気付くと前回の更新より半年経っている。ブログや模型などはどうしても後回しになり誠に申し訳ない。 目の病気で眼精疲労が出やすいのもあるが、新しい仕事を初めてさらに忙しくなったのが大きい。
新しい仕事の前に自分のもともとの職業の話を少ししておかねばならないだろう。
自分の生業は建築関係、零細自営の工務店だ。といっても自ら汗水垂らして現場で働いていた訳ではない(街の小規模な工務店の多くは第一線の現場を引いた叩き上げの大工の棟梁などが経営している)ウチはただ職人さんを差配してマージンを取る。
それが父親から引き継いだ家業だ。友人に「手配師」なぞというひどい呼び方をされたことまである。実際、職人から搾り取り、客からかすめとって飯を食っている。「そんなこと、いちいち気に病んでたら商売にならん」とは父親の口癖だった。
職人だって当方がカナヅチと釘袋持って現場を踏んだ経験がないくらいはすぐ察知する。少しでも弱気を見せればたちまちナメてくる。そして財力権力最後には腕力が物言う我がドケン業界である。そこにダニみたいなフドーサンヤだの策略家の図面屋だのエゴ丸出しの地主だのが絡んでくる。自分のような何ほどの力も持たぬ押し出しの弱い男は、よほど抜け目なく才気走って立ち回らねばならない。
さすがに自分はそこまでは徹し切れない。
物を作ることは好きだから現場にいると楽しくはあるが、仕上がりにこだわるからか経費は嵩みがちだ。

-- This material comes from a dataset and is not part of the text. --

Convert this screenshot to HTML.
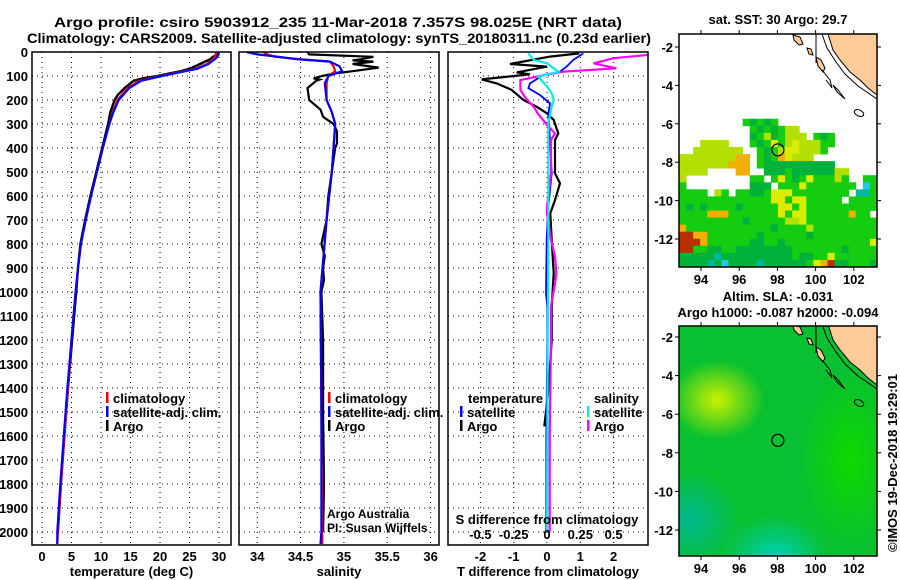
<!DOCTYPE html>
<html><head><meta charset="utf-8"><style>
body{margin:0;background:#fff}
svg{display:block}
text{font-family:"Liberation Sans",Arial,sans-serif;font-weight:bold;fill:#000}
</style></head><body>
<svg id="c" width="900" height="580" viewBox="0 0 900 580" xmlns="http://www.w3.org/2000/svg">
<text x="338" y="27" font-size="14" text-anchor="middle" textLength="568" lengthAdjust="spacingAndGlyphs">Argo profile: csiro 5903912_235 11-Mar-2018 7.357S 98.025E (NRT data)</text>
<text x="339" y="43" font-size="14" text-anchor="middle" textLength="624" lengthAdjust="spacingAndGlyphs">Climatology: CARS2009. Satellite-adjusted climatology: synTS_20180311.nc (0.23d earlier)</text>
<g id="g"></g>
</svg>
<script>
// ---------- data ----------
const depthTicks=[0,100,200,300,400,500,600,700,800,900,1000,1100,1200,1300,1400,1500,1600,1700,1800,1900,2000];
const tempTicks=[0,5,10,15,20,25,30];
const salTicks=[34,34.5,35,35.5,36];
const tdTicks=[-2,-1,0,1,2];
const sdTickLabels=["-0.5","-0.25","0","0.25","0.5"];
const sdTicks=[-0.5,-0.25,0,0.25,0.5];

const depthArgoT=[0,10,20,30,50,70,80,90,100,110,120,150,180,200,250,300,400,500,600,700,800,900,1000,1200,1400,1600,1800,2000];
const argoT=[29.8,29.9,29,28.5,26.8,25,23.5,21.5,19.5,17,15.5,14,12.8,12.3,11.6,11.2,10.2,9.2,8.2,7.3,6.5,6.1,5.8,5.1,4.4,3.8,3.2,2.7];
const depthClim=[0,10,20,30,50,70,90,100,120,150,200,250,300,400,500,600,700,800,900,1000,1200,1400,1600,1800,2000,2050];
const climT=[29.5,29.4,29.3,29,28,26,22,20,16.5,14.5,12.8,12,11.4,10.3,9.3,8.3,7.4,6.6,6.1,5.7,5.0,4.4,3.8,3.2,2.7,2.6];
const satT=[30,29.9,29.7,29.3,28.2,26.3,22.3,20.3,16.8,14.8,13,12.1,11.4,10.3,9.3,8.3,7.4,6.6,6.1,5.7,5.0,4.3,3.7,3.1,2.6,2.6];

const depthArgoS=[0,10,20,30,35,40,50,65,80,90,100,110,115,120,150,200,240,270,300,330,380,400,500,600,700,800,850,900,950,1000,1200,1500,1800,2000];
const argoS=[34.58,34.6,35.34,35.2,35.1,35.34,35.1,35.4,35.1,34.88,34.75,34.65,34.72,34.68,34.58,34.6,34.73,34.76,34.88,34.92,34.92,34.9,34.86,34.82,34.8,34.74,34.78,34.76,34.77,34.74,34.76,34.76,34.77,34.76];
const depthClimS=[0,10,20,30,40,60,80,100,130,200,250,300,400,500,700,1000,1500,2000,2050];
const climS=[34.07,34.12,34.2,34.5,34.84,34.88,34.9,34.82,34.8,34.8,34.86,34.9,34.88,34.86,34.8,34.73,34.74,34.75,34.75];
const satS=[33.88,34.0,34.25,34.45,34.84,34.95,34.98,34.82,34.78,34.8,34.86,34.9,34.88,34.86,34.8,34.73,34.74,34.74,34.73];

const depthArgoDT=[6,19,50,61,85,93,114,131,158,200,228,256,283,339,367,506,547,617,672,783,922,1061,1200,1400,1560];
const argoDT=[0.97,0.09,-1.11,0,-0.91,-0.51,-1.96,-1.51,-1.06,-0.71,-0.31,0,0.2,0.34,0.24,0.24,0.39,0.24,0.1,0.14,0.2,0.14,0.14,0.05,-0.08];
const depthSatDT=[6,33,61,82,96,131,151,179,214,256,367,506,644,783,1006,1061,1200,1600,2000];
const satDT=[1.09,0.79,0.59,0.39,-0.11,-0.51,-0.56,-0.21,0.09,0.04,0.09,0.14,0.04,-0.01,-0.03,0.01,0.01,-0.02,-0.02];
const depthArgoDS=[0,12,26,47,68,82,103,117,158,193,228,256,283,304,339,367,506,644,672,783,853,922,964,1061,1200,1600,2000];
const argoDS=[0.8,0.76,0.5,0.35,0.52,0.12,-0.08,-0.2,-0.2,-0.16,-0.1,-0.07,-0.03,0,0.06,0.03,0.03,0,0,0.03,0.06,0.07,0.06,0.03,0.03,0.02,0.02];
const depthSatDS=[6,33,47,68,82,103,144,172,200,228,297,506,783,1200,2000];
const satDS=[-0.14,-0.1,0,0.05,0.085,-0.065,0,0.035,0.05,0.035,0.01,0.01,0.01,0.005,0.0];

const lonTicks=[94,96,98,100,102];
const latTicks=[-2,-4,-6,-8,-10,-12];
const sstRows=[
"","","","","","","","","","","","",
".........gGgGg..............",
"..........gGgGgyy...........",
"..........GgyGgyyy.gGg......",
"...yyyy...gGgYgyYyyygg......",
"..yyyyyyy..gGgyYYyyyg.......",
"yyyyyyyyoo.gGgoYyyy.........",
"yyyyyyyooo.gGGGGGGGGGG......",
"yyyy....oo..GGGgGGGGGGyy....",
"y.........gg.gYgGgYgggyg..gg",
"g.........GGG.gggYggggggg.bg",
"gggg.yg.ggGGgYYYgggggggg.ccg",
"gggggggggggggYYgYYggggg.gggg",
"gGgGggggGgggggYYgYgggggggggg",
"ggggooogggggggYgYYggggggogg.",
"gggggggggGgggggyyYgggggggggg",
"oggggggggggggGggggyggggggggg",
"rroogggggggGggggggGggggggggg",
"rrroggggggGGggGggggggggggggY",
"rrggGGggGGGGGGGGgggggggGgggg",
"GGGGGcGGGGGGGGGGgGGggYgggggg",
"GGGGcGbGGGGcGGGGGGgYorGGgggG"];
const sstColors={g:"#14cc10",G:"#00b23c",y:"#b4e000",Y:"#dcec00",o:"#f0b000",r:"#b83000",c:"#00b8a0",b:"#20c8f0"};
const argoLon=98.025, argoLat=-7.357;

// ---------- helpers ----------
const NS="http://www.w3.org/2000/svg";
const G=document.getElementById('g');
function el(tag,attrs,parent){const e=document.createElementNS(NS,tag);for(const k in attrs)e.setAttribute(k,attrs[k]);(parent||G).appendChild(e);return e;}
function txt(s,x,y,size,anchor,parent,weight){const t=el('text',{x:x,y:y,'font-size':size,'text-anchor':anchor||'middle'},parent);if(weight)t.setAttribute('font-weight',weight);t.textContent=s;return t;}
const yD=d=>52+d*0.24;
const PT={x0:32,x1:231,v0:-1.695,v1:32.03};
const PS={x0:239,x1:439,v0:33.79,v1:36.097};
const PD={x0:448,x1:648,v0:-2.973,v1:3.033};
const PDS={x0:448,x1:648,v0:-0.743,v1:0.758};
const xf=(p,v)=>p.x0+(v-p.v0)/(p.v1-p.v0)*(p.x1-p.x0);

function panel(p,name,ticks,labels,title){
  const g=el('g',{});
  
  
  ticks.forEach(v=>{const x=xf(p,v);const l=el('line',{x1:x,x2:x,y1:52,y2:545,stroke:'#000','stroke-width':1,'stroke-dasharray':'1,4'},g);
    });
  depthTicks.forEach(d=>{const y=yD(d);const l=el('line',{x1:p.x0,x2:p.x1,y1:y,y2:y,stroke:'#000','stroke-width':1,'stroke-dasharray':'1,4'},g);
    });
  ticks.forEach((v,i)=>{const t=txt(labels[i],xf(p,v),561,13,'middle',g);
    });
  const tt=txt(title,(p.x0+p.x1)/2,576,13,'middle',g);
  
  return g;
}
function series(p,depths,vals,color,name,w,clipId){
  const pts=depths.map((d,i)=>xf(p,vals[i]).toFixed(1)+','+yD(d).toFixed(1)).join(' ');
  const pl=el('polyline',{points:pts,fill:'none',stroke:color,'stroke-width':w||2.2,'stroke-linejoin':'miter','clip-path':'url(#'+clipId+')'});
  
  
}
const defs=el('defs',{});
[['cT',PT],['cS',PS],['cD',PD]].forEach(([id,p])=>{const cp=el('clipPath',{id:id},defs);el('rect',{x:p.x0,y:52,width:p.x1-p.x0,height:493},cp);});

// panel 1
panel(PT,'temperature-panel',tempTicks,tempTicks.map(String),'temperature (deg C)');
series(PT,depthArgoT,argoT,'#000','argo-temperature-line',2.4,'cT');
series(PT,depthClim,climT,'#f00','climatology-temperature-line',2.2,'cT');
series(PT,depthClim,satT,'#00f','satellite-temperature-line',2.2,'cT');
// panel 2
panel(PS,'salinity-panel',salTicks,salTicks.map(String),'salinity');
series(PS,depthArgoS,argoS,'#000','argo-salinity-line',2.2,'cS');
series(PS,depthClimS,climS,'#f00','climatology-salinity-line',2.2,'cS');
series(PS,depthClimS,satS,'#00f','satellite-salinity-line',2.2,'cS');
// panel 3
panel(PD,'difference-panel',tdTicks,tdTicks.map(String),'T difference from climatology');
series(PD,depthArgoDT,argoDT,'#000','argo-t-difference-line',2.2,'cD');
series(PD,depthSatDT,satDT,'#00f','satellite-t-difference-line',1.8,'cD');
series(PDS,depthArgoDS,argoDS,'#f0f','argo-s-difference-line',2.2,'cD');
series(PDS,depthSatDS,satDS,'#0ee','satellite-s-difference-line',2.2,'cD');
sdTicks.forEach((v,i)=>{const t=txt(sdTickLabels[i],xf(PDS,v),539,13,'middle');
  });
{const t=txt('S difference from climatology',547,524,13,'middle');}

// frames
[PT,PS,PD].forEach(p=>{const r=el('rect',{x:p.x0,y:52,width:p.x1-p.x0,height:493,fill:'none',stroke:'#000','stroke-width':1.5});
  });
depthTicks.forEach(d=>{const t=txt(String(d),28,yD(d)+5,13,'end');
  });

// legends
function leg(x,y,color,label,nm){const g=el('g',{});
  el('rect',{x:x,y:y-6,width:2.5,height:11,fill:color},g);if(label)txt(label,x+7,y+5,13,'start',g);}
leg(106,398,'#f00','climatology','legend-climatology');
leg(106,412,'#00f','satellite-adj. clim.','legend-satellite-adj');
leg(106,426,'#000','Argo','legend-argo');
leg(328,398,'#f00','climatology','legend-climatology-sal');
leg(328,412,'#00f','satellite-adj. clim.','legend-satellite-adj-sal');
leg(328,426,'#000','Argo','legend-argo-sal');
{const t=txt('temperature',468,403,13,'start');}
leg(460,412,'#00f','satellite','legend-t-satellite');
leg(460,426,'#000','Argo','legend-t-argo');
{const t=txt('salinity',594,403,13,'start');}
leg(587,412,'#0ee','satellite','legend-s-satellite');
leg(587,426,'#f0f','Argo','legend-s-argo');
{const t=txt('Argo Australia',327,518,12,'start',null,'normal');
 const t2=txt('PI: Susan Wijffels',327,532,12,'start',null,'normal');}

// ---------- maps ----------
const MX0=679,MX1=877;
const lonX=lon=>701+(lon-94)*19.1;
function drawMap(top,bot,lat2y,name,fillFn,titles,titleY){
  const g=el('g',{});
  const cid='clip'+name;const cp=el('clipPath',{id:cid},defs);el('rect',{x:MX0,y:top,width:MX1-MX0,height:bot-top},cp);
  const inner=el('g',{'clip-path':'url(#'+cid+')'},g);
  fillFn(inner,top,bot,lat2y);
  const off=lat2y(-2)-47;
  const land=el('polygon',{points:[[828,34],[833,50],[840,60],[850,72],[860,80],[868,88],[877,95],[877,34]].map(p=>p[0]+','+(p[1]+off)).join(' '),fill:'#ffcc99',stroke:'#000','stroke-width':1},inner);
  
  el('polyline',{points:[[822,34],[827,48],[836,62],[845,74],[858,86],[877,99]].map(p=>p[0]+','+(p[1]+off)).join(' '),fill:'none',stroke:'#000','stroke-width':1},inner);
  [[[793,35],[800,37],[803,44],[799,45],[794,40]],[[807,48],[811,49],[813,55],[809,54]],[[816,57],[821,60],[825,68],[823,72],[818,66]]].forEach(isl=>{
    const p=el('polygon',{points:isl.map(q=>q[0]+','+(q[1]+off)).join(' '),fill:'#ffcc99',stroke:'#000','stroke-width':1},inner);
    });
  el('polyline',{points:[[822,70],[830,80],[832,88],[826,80]].map(p=>p[0]+','+(p[1]+off)).join(' '),fill:'none',stroke:'#000','stroke-width':1},inner);
  el('polyline',{points:[[833,85],[838,90],[845,99],[837,92],[833,85]].map(p=>p[0]+','+(p[1]+off)).join(' '),fill:'none',stroke:'#000','stroke-width':1},inner);
  el('ellipse',{cx:859,cy:113+off,rx:5,ry:3,fill:'none',stroke:'#000','stroke-width':1,transform:'rotate(25 859 '+(113+off)+')'},inner);
  el('line',{x1:816,x2:816,y1:top,y2:63+off,stroke:'#000','stroke-width':1},inner);
  const c=el('circle',{cx:lonX(argoLon),cy:lat2y(argoLat),r:6,fill:'none',stroke:'#000','stroke-width':1.2},g);
  
  el('rect',{x:MX0,y:top,width:MX1-MX0,height:bot-top,fill:'none',stroke:'#000','stroke-width':1.5},g);
  lonTicks.forEach(l=>{const x=lonX(l);el('line',{x1:x,x2:x,y1:top-4,y2:top,stroke:'#000'},g);el('line',{x1:x,x2:x,y1:bot,y2:bot+4,stroke:'#000'},g);
    const t=txt(String(l),x,bot+17,13,'middle',g);});
  latTicks.forEach(l=>{const y=lat2y(l);el('line',{x1:MX0-4,x2:MX0,y1:y,y2:y,stroke:'#000'},g);el('line',{x1:MX1,x2:MX1+4,y1:y,y2:y,stroke:'#000'},g);
    const t=txt(String(l),673,y+5,13,'end',g);});
  titles.forEach((s,i)=>{const t=txt(s,778,titleY[i],13,'middle',g);});
}
drawMap(34,267,lat=>47+(lat+2)*-19.2,'sst-map',(g,top,bot)=>{
  const cw=(MX1-MX0)/28,ch=(bot-top)/33;
  sstRows.forEach((row,r)=>{for(let c=0;c<row.length;c++){const col=sstColors[row[c]];if(!col)continue;
    const rc=el('rect',{x:MX0+c*cw,y:top+r*ch,width:cw+0.4,height:ch+0.4,fill:col},g);
    }});
},['sat. SST: 30 Argo: 29.7'],[24]);
drawMap(326,556,lat=>337+(lat+2)*-19.3,'sla-map',(g,top,bot)=>{
  const d=el('defs',{},g);
  const mk=(id,c)=>{const rg=el('radialGradient',{id:id},d);el('stop',{offset:'0','stop-color':c,'stop-opacity':1},rg);el('stop',{offset:'1','stop-color':c,'stop-opacity':0},rg);};
  mk('ylw','#ccf000');mk('tel','#00d0c0');mk('tel2','#00b890');mk('grn','#10d800');
  el('rect',{x:MX0,y:top,width:MX1-MX0,height:bot-top,fill:'#08c030'},g);
  el('ellipse',{cx:850,cy:460,rx:50,ry:90,fill:'url(#grn)'},g);
  el('ellipse',{cx:717,cy:400,rx:48,ry:40,fill:'url(#ylw)'},g);
  el('ellipse',{cx:775,cy:560,rx:55,ry:45,fill:'url(#tel)'},g);
  el('ellipse',{cx:690,cy:520,rx:50,ry:50,fill:'url(#tel2)'},g);
},['Altim. SLA: -0.031','Argo h1000: -0.087 h2000: -0.094'],[301,317]);
{const t=txt('©IMOS 19-Dec-2018 19:29:01',0,0,13,'middle',null,'normal');t.setAttribute('transform','translate(897 463) rotate(-90)');
 }
</script>
</body></html>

かといって懸命に働く気のいい職人さんを見ていると値段交渉を切り出せず、「一円でも安く」とうるさく言う客に追加請求するのも腰が引ける。すぐに大声で恫喝してくるコワモテ連中には歯が立たない。そうして釘一本打たぬ自分を恥じてついつい自らの利潤を削ってしまう。

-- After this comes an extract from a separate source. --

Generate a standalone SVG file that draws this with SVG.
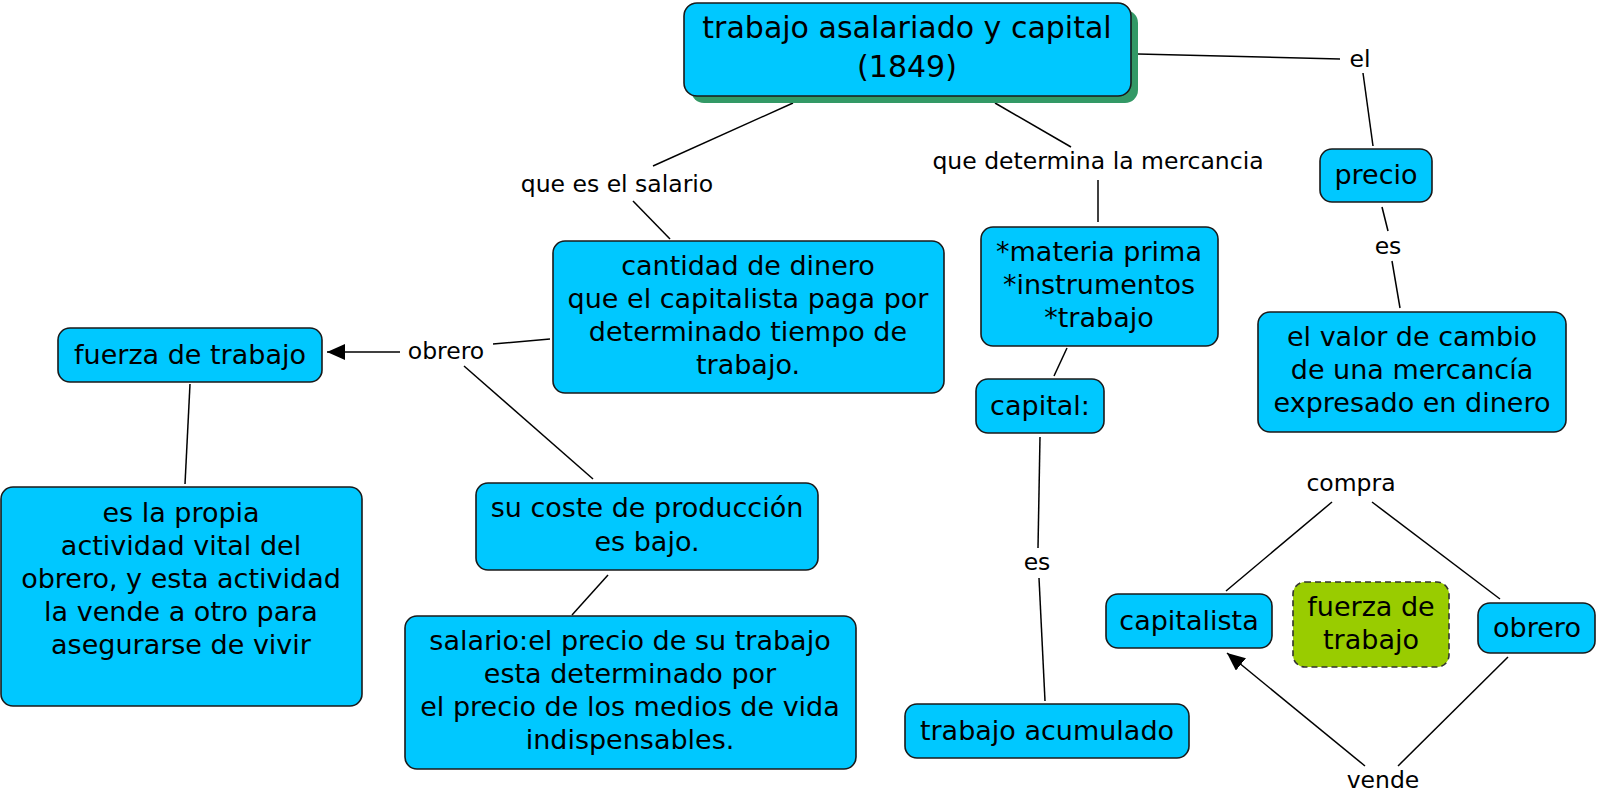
<svg xmlns="http://www.w3.org/2000/svg" width="1600" height="795" viewBox="0 0 1600 795">
<defs>
<style>
.n{fill:#00c8ff;stroke:#1a1a1a;stroke-width:1.6}
.g{fill:#99cc00;stroke:#333;stroke-width:1.6;stroke-dasharray:6 4}
.t{font-family:"DejaVu Sans","Verdana",sans-serif;font-size:27px;fill:#000;text-anchor:middle}
.tt{font-family:"DejaVu Sans","Verdana",sans-serif;font-size:30px;fill:#000;text-anchor:middle}
.l{font-family:"DejaVu Sans","Verdana",sans-serif;font-size:23.5px;fill:#000;text-anchor:middle}
.c{stroke:#000;stroke-width:1.5;fill:none}
</style>
<marker id="ah" markerWidth="18" markerHeight="16" refX="18" refY="8" orient="auto" markerUnits="userSpaceOnUse">
<path d="M0,0 L18,8 L0,16 Z" fill="#000"/>
</marker>
</defs>
<rect width="1600" height="795" fill="#fff"/>
<g id="connectors">
<line class="c" x1="793" y1="103" x2="653" y2="166"/>
<line class="c" x1="633" y1="201" x2="670" y2="239"/>
<line class="c" x1="995" y1="103" x2="1071" y2="147"/>
<line class="c" x1="1098" y1="180" x2="1098" y2="222"/>
<line class="c" x1="1138" y1="54" x2="1340" y2="59"/>
<line class="c" x1="1363" y1="73" x2="1373" y2="146"/>
<line class="c" x1="1382" y1="207" x2="1388" y2="231"/>
<line class="c" x1="1392" y1="261" x2="1400" y2="308"/>
<line class="c" x1="1067" y1="348" x2="1054" y2="376"/>
<line class="c" x1="1040" y1="437" x2="1038" y2="548"/>
<line class="c" x1="1039" y1="578" x2="1045" y2="701"/>
<line class="c" x1="400" y1="352" x2="327" y2="352" marker-end="url(#ah)"/>
<line class="c" x1="493" y1="344" x2="550" y2="339"/>
<line class="c" x1="464" y1="366" x2="593" y2="479"/>
<line class="c" x1="190" y1="384" x2="185" y2="484"/>
<line class="c" x1="608" y1="575" x2="572" y2="615"/>
<line class="c" x1="1332" y1="502" x2="1226" y2="591"/>
<line class="c" x1="1372" y1="502" x2="1500" y2="599"/>
<line class="c" x1="1508" y1="657" x2="1398" y2="766"/>
<line class="c" x1="1365" y1="766" x2="1227" y2="653" marker-end="url(#ah)"/>
<text class="l" x="617" y="192">que es el salario</text>
<text class="l" x="1098" y="169">que determina la mercancia</text>
<text class="l" x="1360" y="67">el</text>
<text class="l" x="1388" y="254">es</text>
<text class="l" x="1037" y="570">es</text>
<text class="l" x="446" y="359">obrero</text>
<text class="l" x="1351" y="491">compra</text>
<text class="l" x="1383" y="788">vende</text>
</g>
<g id="title">
<rect x="691" y="10" width="447" height="93" rx="13" fill="#339966"/>
<rect class="n" x="684" y="3" width="447" height="93" rx="13"/>
<text class="tt" x="907" y="38">trabajo asalariado y capital</text>
<text class="tt" x="907" y="77">(1849)</text>
</g>
<g id="cantidad">
<rect class="n" x="553" y="241" width="391" height="152" rx="12"/>
<text class="t" x="748" y="275">cantidad de dinero</text>
<text class="t" x="748" y="308">que el capitalista paga por</text>
<text class="t" x="748" y="341">determinado tiempo de</text>
<text class="t" x="748" y="374">trabajo.</text>
</g>
<g id="materia">
<rect class="n" x="981" y="227" width="237" height="119" rx="12"/>
<text class="t" x="1099" y="261">*materia prima</text>
<text class="t" x="1099" y="294">*instrumentos</text>
<text class="t" x="1099" y="327">*trabajo</text>
</g>
<g id="precio">
<rect class="n" x="1320" y="149" width="112" height="53" rx="12"/>
<text class="t" x="1376" y="184">precio</text>
</g>
<g id="valor">
<rect class="n" x="1258" y="312" width="308" height="120" rx="12"/>
<text class="t" x="1412" y="346">el valor de cambio</text>
<text class="t" x="1412" y="379">de una mercancía</text>
<text class="t" x="1412" y="412">expresado en dinero</text>
</g>
<g id="capital">
<rect class="n" x="976" y="379" width="128" height="54" rx="12"/>
<text class="t" x="1040" y="415">capital:</text>
</g>
<g id="acumulado">
<rect class="n" x="905" y="704" width="284" height="54" rx="12"/>
<text class="t" x="1047" y="740">trabajo acumulado</text>
</g>
<g id="fuerza">
<rect class="n" x="58" y="328" width="264" height="54" rx="12"/>
<text class="t" x="190" y="364">fuerza de trabajo</text>
</g>
<g id="propia">
<rect class="n" x="1" y="487" width="361" height="219" rx="12"/>
<text class="t" x="181" y="522">es la propia</text>
<text class="t" x="181" y="555">actividad vital del</text>
<text class="t" x="181" y="588">obrero, y esta actividad</text>
<text class="t" x="181" y="621">la vende a otro para</text>
<text class="t" x="181" y="654">asegurarse de vivir</text>
</g>
<g id="coste">
<rect class="n" x="476" y="483" width="342" height="87" rx="12"/>
<text class="t" x="647" y="517">su coste de producción</text>
<text class="t" x="647" y="551">es bajo.</text>
</g>
<g id="salario">
<rect class="n" x="405" y="616" width="451" height="153" rx="12"/>
<text class="t" x="630" y="650">salario:el precio de su trabajo</text>
<text class="t" x="630" y="683">esta determinado por</text>
<text class="t" x="630" y="716">el precio de los medios de vida</text>
<text class="t" x="630" y="749">indispensables.</text>
</g>
<g id="capitalista">
<rect class="n" x="1106" y="594" width="166" height="54" rx="12"/>
<text class="t" x="1189" y="630">capitalista</text>
</g>
<g id="fuerza2">
<rect class="g" x="1293" y="582" width="156" height="85" rx="12"/>
<text class="t" x="1371" y="616">fuerza de</text>
<text class="t" x="1371" y="649">trabajo</text>
</g>
<g id="obrero">
<rect class="n" x="1478" y="603" width="117" height="50" rx="12"/>
<text class="t" x="1537" y="637">obrero</text>
</g>
</svg>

気が弱いのか、バカなのか、たぶんどっちもなのだろう。
そもそも向いてない、とよく言われるが、家業なのだから選択の余地はないし、本人の向き不向きや好き嫌いなどはさらさら通じない。儲けは薄く、蓄えは減る一方、騙した騙されたの嫌な記憶だけが心の底に澱の様に溜まっていく。